Because I’m using amaranth, which is based on python, I’m trying to leverate objects to make this easier. It’s definitely not there, I would like there to be a clearer separation of abstraction, but there’s some things I like about it.
First I created a base class that provides instruction info, and amaranth expressions that can do things like start a bus transaction, and then wait for the bus transaction to finish, then do an operation.
class InstructionBase(object):
# Provide info about arguments, idle cycles
def arg_length(self):
...
def cycle_length(self):
...
# Run operation
def loaded(self, ctx):
# Returns amaranth expression that evaluates to true
# if the command is fully loaded
...
def on_load(self, ctx):
# Returns amaranth expression that is done combinatorally
# When command is loaded
...
def requires(self, ctx):
# Returns amaranth expression that evaluates to true
# if the operation can be ran
...
def operate(self, ctx):
# Returns amaranth expression that is done synchronously
# When requirements are met
...
ctx is a object which provides the processors state info. It includes registers, the arg counter and the bus access.
For a hardcoded example, say I wanted to to run LD A,(HL).
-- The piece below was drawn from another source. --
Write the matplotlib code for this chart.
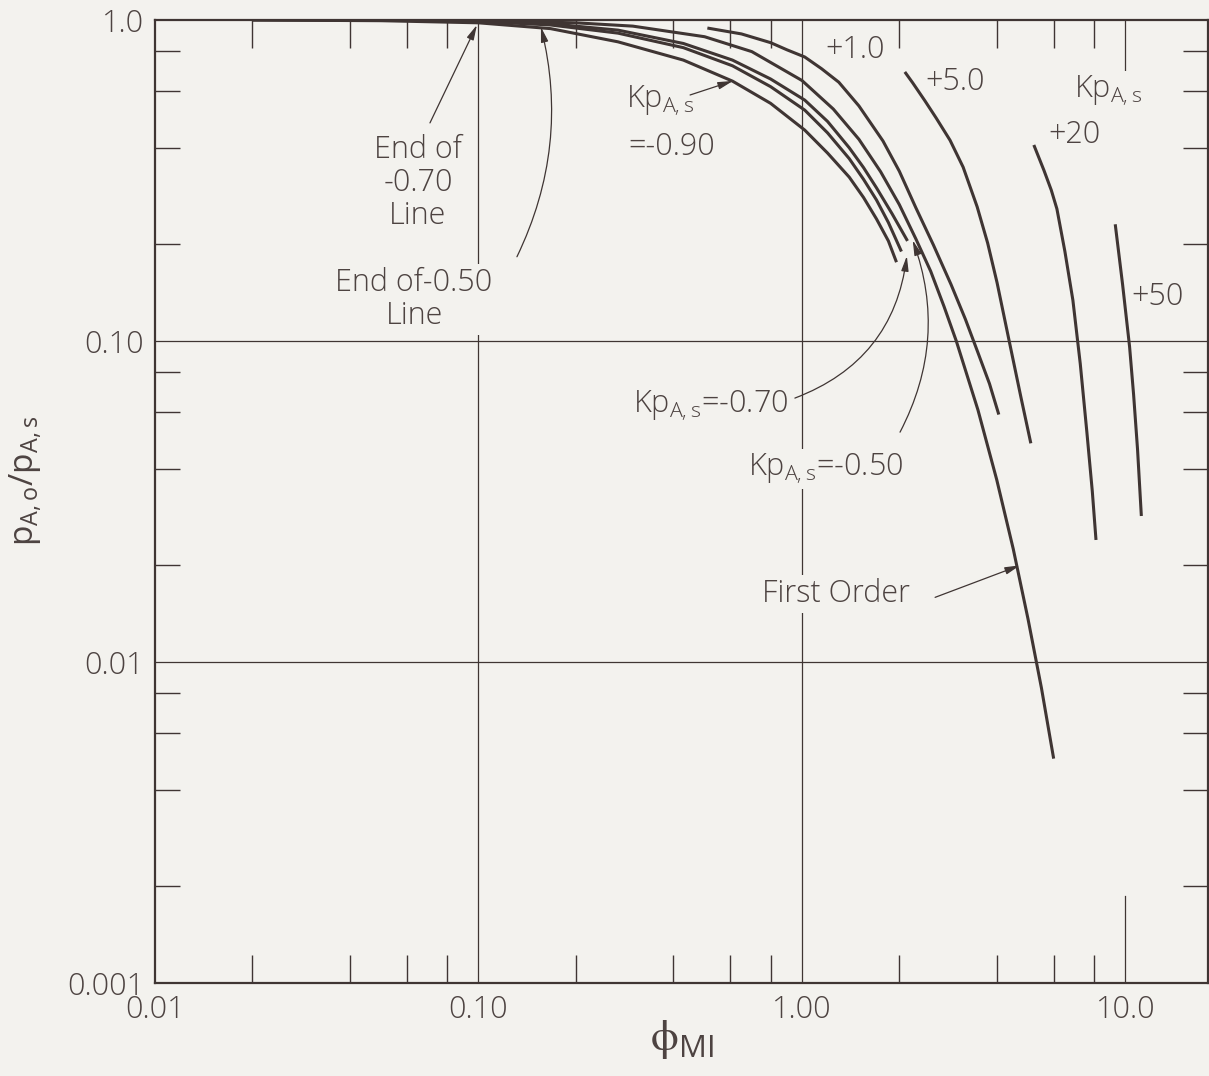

This means when the processor receives opcode 0x7E, the instruction should start read transaction with the bus address set to the value of HL. When the read instruction finishes, the value of A should be set to the bus’s read value.
class Load_A_HL(InstructionBase):
def arg_length(self):
return 0 # Only the opcode is needed
def cycle_length(self):
return 1 # This instruction takes 2 system clock pulses to run
def loaded(self, ctx):
# Is true if all arguments were loaded
return ctx.arg_counter() >= self.arg_length())
def on_load(self, ctx):
# if all instructions are loaded,
# then enable bus read
return [
ctx.mem.addr.eq(ctx.get_wide("HL"),
ctx.mem.r_en.eq(1)
]
def requires(self, ctx):
# Is true if bus has finished reading
return ctx.mem.r_ready
def operate(self, ctx):
# Set register A to result
return ctx.get_reg("A").eq(ctx.mem.r_data)
Now the processor can have a setup which checks for the opcode, and has functions on given conditions. This is meant to be have a generic interface for instructions.
iset = # Lookup table of opcode: InstructionBase object
ctx = # Object to access processor state
arg_length = Signal(range(2)) # How many args we expect
cycle_length = Signal(range(16)) # How many clock cycles this instruction takes
opcode = Signal(8) # Loaded in from program bus
with m.Switch(opcode):
for o in iset:
# For each instruction
with m.Case(o):
# Assign signals
m.d.comb += arg_length.eq(iset[o].arg_length())
m.d.comb += cycle_length.eq(iset[o].cycle_length())
# If loaded, do something
with m.If(iset[o].loaded(ctx)):
m.d.comb += iset[o].on_load(ctx)
# If everything is ready, do something
with m.If(iset[o].requires(ctx)):
m.d.sync += iset[o].operate(ctx)
This is somewhat comprehensible, and it means that the instruction set can be defined as dictionary lookup containing objects.